Laws allowing people to defend themselves without first retreating are sweeping the country alongside laws which loosen restrictions for walking around with a gun. In 1986, only nine states granted unfettered concealed-carry (CCW) to anyone who was legally allowed to own a gun; now the mandated CCW privilege covers 42 states, of which 11 require no special licensing at all, and half the states do not require even the slightest amount of training or proficiency testing before allowing their residents to go around armed.

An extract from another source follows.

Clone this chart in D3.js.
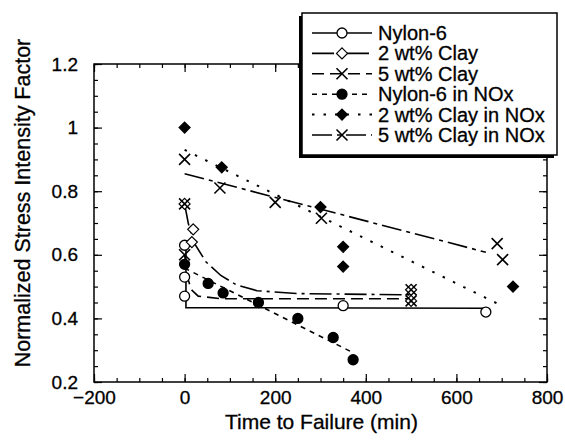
<!DOCTYPE html>
<html><head><meta charset="utf-8">
<script src="https://cdn.jsdelivr.net/npm/d3@7"></script>
<style>body{margin:0;background:#fff}svg{display:block}text{font-family:"Liberation Sans",Arial,sans-serif;fill:#000;stroke:#000;stroke-width:0.3px}</style>
</head><body><svg id="c" width="565" height="441"></svg>
<script>
// ---- data ----
const seriesNames = ["Nylon-6","2 wt% Clay","5 wt% Clay","Nylon-6 in NOx","2 wt% Clay in NOx","5 wt% Clay in NOx"];
const nylon6 = [[0,0.63],[0,0.53],[0,0.47],[350,0.44],[665,0.42]];
const clay2 = [[0,0.76],[19,0.68],[16,0.64],[500,0.49],[500,0.455]];
const clay5 = [[0,0.76],[0,0.60],[500,0.49],[500,0.455]];
const nylon6NOx = [[0,0.57],[52,0.51],[85,0.48],[163,0.45],[250,0.40],[328,0.34],[372,0.27]];
const clay2NOx = [[0,1.0],[82,0.875],[300,0.75],[350,0.625],[350,0.563],[725,0.50]];
const clay5NOx = [[0,0.90],[78,0.81],[200,0.765],[302,0.715],[690,0.635],[702,0.585]];
// fitted curves
const nylon6Fit = [[3,0.64],[3,0.434],[665,0.432]];
const clay2Fit = [[0,0.76],[8,0.70],[20,0.64],[47,0.578],[80,0.535],[115,0.505],[160,0.487],[250,0.478],[500,0.474]];
const clay5Fit = [[0,0.60],[6,0.53],[15,0.49],[30,0.47],[80,0.462],[500,0.462]];
const nylon6NOxFit = [[0,0.558],[375,0.29]];
const clay2NOxFit = [[0,0.93],[700,0.44]];
const clay5NOxFit = [[0,0.855],[665,0.608]];
const xTicks = [-200,0,200,400,600,800];
const yTicks = [0.2,0.4,0.6,0.8,1,1.2];
const xMinor = d3.range(-200,801,50);
const yMinor = d3.range(0.2,1.2001,0.05);

const svg = d3.select("#c");
const L=94,R=547,T=64,B=382;
const x = d3.scaleLinear().domain([-200,800]).range([L,R]);
const y = d3.scaleLinear().domain([0.2,1.2]).range([B,T]);

const styles = [
  {data:nylon6, fit:nylon6Fit, dash:null, marker:"circle", fill:"#fff", w:1.6},
  {data:clay2, fit:clay2Fit, dash:"22,5,3,5", marker:"diamond", fill:"#fff", w:1.6},
  {data:clay5, fit:clay5Fit, dash:"12,6", marker:"x", fill:"none", w:1.6},
  {data:nylon6NOx, fit:nylon6NOxFit, dash:"5,5", marker:"circle", fill:"#000", w:1.6},
  {data:clay2NOx, fit:clay2NOxFit, dash:"2.5,9", marker:"diamond", fill:"#000", w:2},
  {data:clay5NOx, fit:clay5NOxFit, dash:"20,5,4,5", marker:"x", fill:"none", w:1.6}
];

// frame
svg.append("rect").attr("x",L).attr("y",T).attr("width",R-L).attr("height",B-T)
  .attr("fill","none").attr("stroke","#000").attr("stroke-width",1.5);

function axisG(axis, tx, ty){
  const g = svg.append("g").attr("transform",`translate(${tx},${ty})`).call(axis);
  g.select(".domain").remove();
  g.selectAll("line").attr("stroke","#000").attr("stroke-width",1.2);
  g.selectAll("text").style("font-size","19px");
  return g;
}
axisG(d3.axisBottom(x).tickValues(xTicks).tickSize(-8).tickPadding(9).tickFormat(d3.format("d")),0,B);
axisG(d3.axisBottom(x).tickValues(xMinor).tickSize(-4).tickFormat(""),0,B);
axisG(d3.axisTop(x).tickValues(xTicks).tickSize(-8).tickFormat(""),0,T);
axisG(d3.axisTop(x).tickValues(xMinor).tickSize(-4).tickFormat(""),0,T);
axisG(d3.axisLeft(y).tickValues(yTicks).tickSize(-8).tickPadding(16).tickFormat(d=>d3.format("")(+d.toFixed(1))),L,0);
axisG(d3.axisLeft(y).tickValues(yMinor).tickSize(-4).tickFormat(""),L,0);
axisG(d3.axisRight(y).tickValues(yTicks).tickSize(-8).tickFormat(""),R,0);
axisG(d3.axisRight(y).tickValues(yMinor).tickSize(-4).tickFormat(""),R,0);

svg.append("text").attr("x",(L+R)/2+1).attr("y",429).attr("text-anchor","middle")
  .style("font-size","21px").text("Time to Failure (min)");
svg.append("text").attr("transform","translate(30,203) rotate(-90)").attr("text-anchor","middle")
  .style("font-size","21.5px").text("Normalized Stress Intensity Factor");

const line = d3.line().x(d=>x(d[0])).y(d=>y(d[1]));
const plot = svg.append("g");
styles.forEach(s=>{
  plot.append("path").attr("d",line(s.fit)).attr("fill","none").attr("stroke","#000")
    .attr("stroke-width",s.w).attr("stroke-dasharray",s.dash);
});
function drawMarker(g, type, fill, cx, cy){
  if(type==="circle") g.append("circle").attr("cx",cx).attr("cy",cy).attr("r",5)
      .attr("fill",fill).attr("stroke","#000").attr("stroke-width",1.3);
  else if(type==="diamond") g.append("path").attr("d",`M${cx},${cy-5.5}L${cx+5.5},${cy}L${cx},${cy+5.5}L${cx-5.5},${cy}Z`)
      .attr("fill",fill).attr("stroke","#000").attr("stroke-width",1.2);
  else g.append("path").attr("d",`M${cx-5.5},${cy-5.5}L${cx+5.5},${cy+5.5}M${cx-5.5},${cy+5.5}L${cx+5.5},${cy-5.5}`)
      .attr("stroke","#000").attr("stroke-width",1.6).attr("fill","none");
}
styles.forEach(s=>{
  s.data.forEach(d=>drawMarker(plot,s.marker,s.fill,x(d[0]),y(d[1])));
});

// legend
const lg = svg.append("g");
const lx=302, ly=13, lw=255, lh=142;
lg.append("rect").attr("x",lx-3).attr("y",ly+3).attr("width",lw).attr("height",lh).attr("fill","#000");
lg.append("rect").attr("x",lx).attr("y",ly).attr("width",lw).attr("height",lh)
  .attr("fill","#fff").attr("stroke","#000").attr("stroke-width",1.5);
seriesNames.forEach((n,i)=>{
  const cy = 33 + i*20.4;
  const s = styles[i];
  lg.append("line").attr("x1",312).attr("x2",372).attr("y1",cy).attr("y2",cy)
    .attr("stroke","#000").attr("stroke-width",s.w).attr("stroke-dasharray",s.dash);
  drawMarker(lg,s.marker,s.fill,342,cy);
  lg.append("text").attr("x",378).attr("y",cy+7).style("font-size","20px").text(n);
});
</script></body></html>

It shouldn’t come as any surprise that the NRA has been leading the charge for expanding SYG and CCW laws since the two go hand in hand. And as a bone-fide gun nut I would be willing to grant the idea that folks should have CCW privileges if I thought that walking around with a gun would really make people more safe. But most people who buy handguns because they are afraid of crime will never, ever need to use the gun in self-defense because violent crime occurs mostly in the inner-city (among both whites and blacks, incidentally) while licensed gun owners live in the burbs, the smaller cities and rural towns. So why do people whose fear of crime cannot be explained either by experience or credible research still believe they need to protect themselves from violent crime? After all, it’s hardly a secret that violent crime in the United States keeps going down.

I have just finished reading a new book, How Emotions Are Made, which should be required reading for everyone in GVP, because it challenges the traditional explanation for how and why we react to emotion-laden events and seeks to explain our behavior in terms of how we teach ourselves to understand important things. The author, Lisa Feldman Barrett, opens the book with Connecticut Governor Dannel Malloy’s 2013 State of the State speech and how she reacted to his comments about Sandy Hook. And this episode becomes the representative motif for what she calls “one of the great narratives of Western civilization,” i.e., the battle between emotions and rationality in which the latter has always been presumed to control the former, setting rational-based standards which define how the human community behaves and survives.

In an impressively documented argument, Barrett points out that SYG laws are a perfect example of how emotions shape and bend our views of reality, because in the case of Florida’s SYG law, which she cites, the legislators who voted for the law based their decision on descriptions of the event which simply weren’t true. The shooter ― James Workman ― never actually said that he felt his life to be at risk; the victim – Rodney Cox – was disoriented and perhaps under the influence but wasn’t any kind of street ‘thug.’ In fact, he was a temporary FEMA worker helping to clean up the post-Hurricane Ivan mess.

If the GVP community wants to lead a rational discussion about the violence caused by guns, they will have to figure out a way to get past emotions and focus on facts. And Lisa Barrett’s book makes clear that such an effort will require a deeper awareness of how facts and emotions intersect. You just can’t have one without the other, which is something the NRA seems to better understand.